Trees as Fence Posts: Environmental and Economically Friendly

Think of those wooden posts surrounding your backyard known as a fence, made from a dead tree. What if we replaced those with real, living trees?

In the windy mountains of Costa Rica, you will see numerous trees, from those bearing colorful fruits to others sporting thick spines, planted about 1 to 3 meters apart. Connected by long lines of barbed wire, these rudimentary-looking arrangements, known as living fences, have both economic and environmental benefits over their dead wood counterparts.

Farmers across Central America plant living fences because these green barriers are a more economically feasible and readily accessible method for containing livestock and protecting crops.
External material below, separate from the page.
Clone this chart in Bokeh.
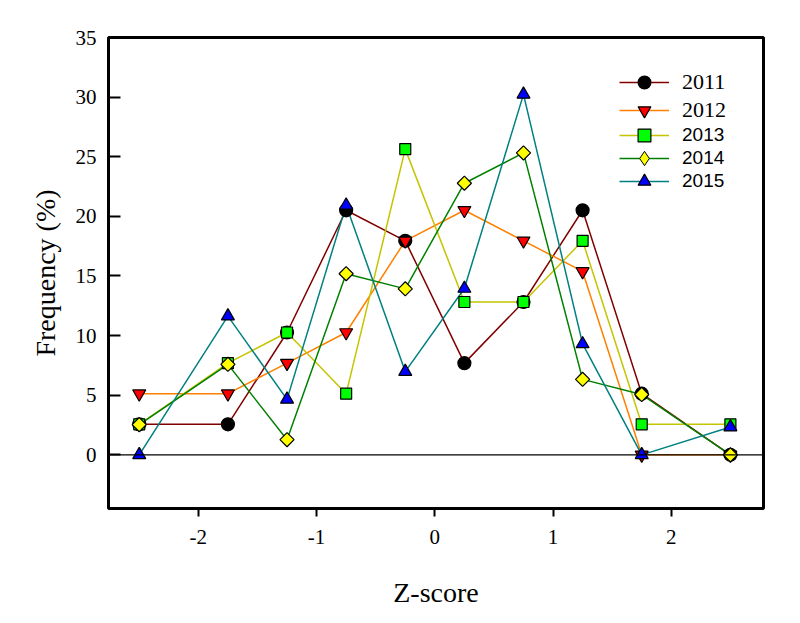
import math
from bokeh.plotting import figure
from bokeh.models import Span, Legend, LegendItem, FixedTicker, Range1d
from bokeh.embed import file_html
from bokeh.resources import INLINE

# Data
z_scores = [-2.5, -1.75, -1.25, -0.75, -0.25, 0.25, 0.75, 1.25, 1.75, 2.5]
freq_2011 = [2.56, 2.56, 10.26, 20.51, 17.95, 7.69, 12.82, 20.51, 5.13, 0.0]
freq_2012 = [5.13, 5.13, 7.69, 10.26, 17.95, 20.51, 17.95, 15.38, 0.0, 0.0]
freq_2013 = [2.56, 7.69, 10.26, 5.13, 25.64, 12.82, 12.82, 17.95, 2.56, 2.56]
freq_2014 = [2.53, 7.59, 1.27, 15.19, 13.92, 22.78, 25.32, 6.33, 5.06, 0.0]
freq_2015 = [0.0, 11.63, 4.65, 20.93, 6.98, 13.95, 30.23, 9.30, 0.0, 2.33]
years = ["2011", "2012", "2013", "2014", "2015"]
x_ticks = [-2, -1, 0, 1, 2]
x_tick_labels = ["-2", "-1", "0", "1", "2"]
y_ticks = [0, 5, 10, 15, 20, 25, 30, 35]

series = [freq_2011, freq_2012, freq_2013, freq_2014, freq_2015]
line_colors = ["#800000", "#FF8000", "#C4C400", "#008000", "#008080"]
fill_colors = ["#000000", "#FF0000", "#00FF00", "#FFFF00", "#0000FF"]
markers = ["circle", "inverted_triangle", "square", "square", "triangle"]
angles = [0, 0, 0, math.pi / 4, 0]
sizes = [13, 13, 11, 10, 13]

p = figure(frame_width=655, frame_height=471,
           x_range=Range1d(-2.76, 2.78), y_range=Range1d(-4.5, 35),
           output_backend="svg", toolbar_location=None,
           min_border_left=108, min_border_right=21,
           min_border_top=37, min_border_bottom=108)

p.xgrid.visible = False
p.ygrid.visible = False
p.outline_line_color = "black"
p.outline_line_width = 3
p.background_fill_color = "white"
p.border_fill_color = "white"

serif = "'Liberation Serif', 'Times New Roman', serif"
sans = "'Liberation Sans', Arial, sans-serif"

p.xaxis.ticker = FixedTicker(ticks=x_ticks)
p.xaxis.major_label_overrides = {t: s for t, s in zip(x_ticks, x_tick_labels)}
p.yaxis.ticker = FixedTicker(ticks=y_ticks)
p.yaxis.major_label_overrides = {t: str(t) for t in y_ticks}
for ax in (p.xaxis[0], p.yaxis[0]):
    ax.axis_line_color = None
    ax.minor_tick_line_color = None
    ax.major_tick_line_color = "black"
    ax.major_tick_line_width = 2
    ax.major_label_text_font = serif
    ax.major_label_text_font_size = "21px"
    ax.major_label_text_color = "black"
    ax.axis_label_text_font = serif
    ax.axis_label_text_font_size = "28px"
    ax.axis_label_text_font_style = "normal"
    ax.axis_label_text_color = "black"

p.xaxis.major_tick_in = 0
p.xaxis.major_tick_out = 8
p.xaxis.major_label_standoff = 13
p.xaxis.axis_label = "Z-score"
p.xaxis.axis_label_standoff = 30

p.yaxis.major_tick_in = 12
p.yaxis.major_tick_out = 0
p.yaxis.major_label_standoff = 12
p.yaxis.axis_label = "Frequency (%)"
p.yaxis.axis_label_standoff = 12

p.add_layout(Span(location=0, dimension="width", line_color="black", line_width=1.2))

line_rs = []
for ys, lc in zip(series, line_colors):
    line_rs.append(p.line(z_scores, ys, line_color=lc, line_width=1.5))

# diamond glyph for the 2014 legend key; drawn underneath the (wider) rotated squares
diamond_key = p.scatter(z_scores, freq_2014, marker="diamond", size=11,
                        fill_color=fill_colors[3], line_color="black", line_width=1.0)

marker_rs = []
for ys, fc, mk, sz, ang in zip(series, fill_colors, markers, sizes, angles):
    marker_rs.append(p.scatter(z_scores, ys, marker=mk, size=sz, angle=ang,
                               fill_color=fc, line_color="black", line_width=1.2))

legend_marker_rs = [marker_rs[0], marker_rs[1], marker_rs[2], diamond_key, marker_rs[4]]

# one legend per entry, so each row sits where the reference puts it
legend_vy = [410, 382, 357, 332, 311]
legend_gh = [32, 32, 32, 36, 32]
legend_fonts = [serif, serif, sans, sans, sans]
legend_sizes = ["22px", "22px", "19px", "19px", "19px"]
for i in range(5):
    leg = Legend(items=[LegendItem(label=years[i], renderers=[line_rs[i], legend_marker_rs[i]])],
                 location=(511, legend_vy[i]), padding=0, margin=0,
                 glyph_width=50, glyph_height=legend_gh[i], label_height=20, spacing=0,
                 label_standoff=13, label_text_font=legend_fonts[i],
                 label_text_font_size=legend_sizes[i], label_text_color="black",
                 border_line_color=None, background_fill_alpha=0)
    p.add_layout(leg, "center")

open("out.html", "w").write(file_html(p, INLINE))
There are so many benefits, including:

  1. The trees that form the post grow stronger as they grow bigger
  2. Shared among neighbours or sold at local markets, these sticks are much cheaper and more common than manufactured posts.
  3. No pain or preservatives needed, meaning no toxins entering the environment
  4. Some animals graze on these fences, resulting in less purchase of livestock feed
  5. By providing some shade and serving as windbreaks, they can significantly decrease the amount of energy farm animals need to regulate their body temperatures.
  6. Roots systems helps stabilize soil and prevent erosion or runoff
And these are just a few benefits to be named!

So, hands up: who thinks having a living fence would be amazing?